Advancing Image Classification with Discrete Diffusion Classification Modeling
Omer Belhasin, Shelly Golan, Ran El-Yaniv, Michael Elad
TL;DR
DiDiCM introduces a discrete diffusion framework for image classification that directly models the posterior $P(c|y)$ of class labels given a degraded input. By formulating forward and reverse diffusion processes in the discrete label space and training a score-based model to approximate the Concrete Score, DiDiCM achieves robust accuracy under high uncertainty with only a few diffusion steps.
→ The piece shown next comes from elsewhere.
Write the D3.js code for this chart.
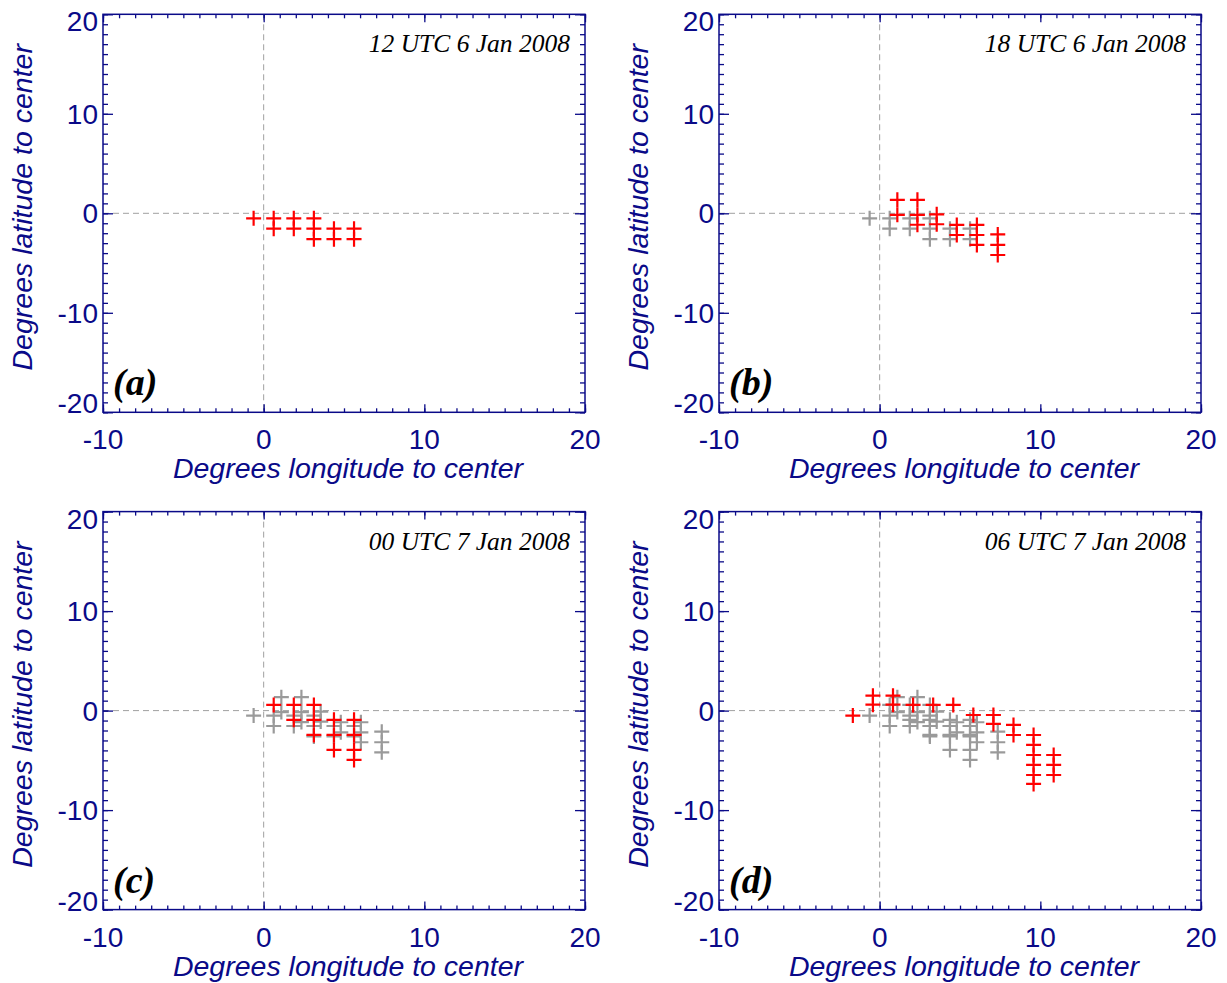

The work also presents DiDiRN, a ResNet-based architecture augmented for diffusion-based classification, and demonstrates substantial gains over standard classifiers on ImageNet across varying corruption and data-scarcity conditions. Two inference strategies, DiDiCM-CP and DiDiCM-CL, offer a trade-off between computation and memory while preserving performance. Overall, the approach provides a principled, scalable method to propagate uncertainty through the classification process and improve reliability in challenging real-world settings.
Abstract
Image classification is a well-studied task in computer vision, and yet it remains challenging under high-uncertainty conditions, such as when input images are corrupted or training data are limited. Conventional classification approaches typically train models to directly predict class labels from input images, but this might lead to suboptimal performance in such scenarios. To address this issue, we propose Discrete Diffusion Classification Modeling (DiDiCM), a novel framework that leverages a diffusion-based procedure to model the posterior distribution of class labels conditioned on the input image. DiDiCM supports diffusion-based predictions either on class probabilities or on discrete class labels, providing flexibility in computation and memory trade-offs. We conduct a comprehensive empirical study demonstrating the superior performance of DiDiCM over standard classifiers, showing that a few diffusion iterations achieve higher classification accuracy on the ImageNet dataset compared to baselines, with accuracy gains increasing as the task becomes more challenging. We release our code at https://github.com/omerb01/didicm .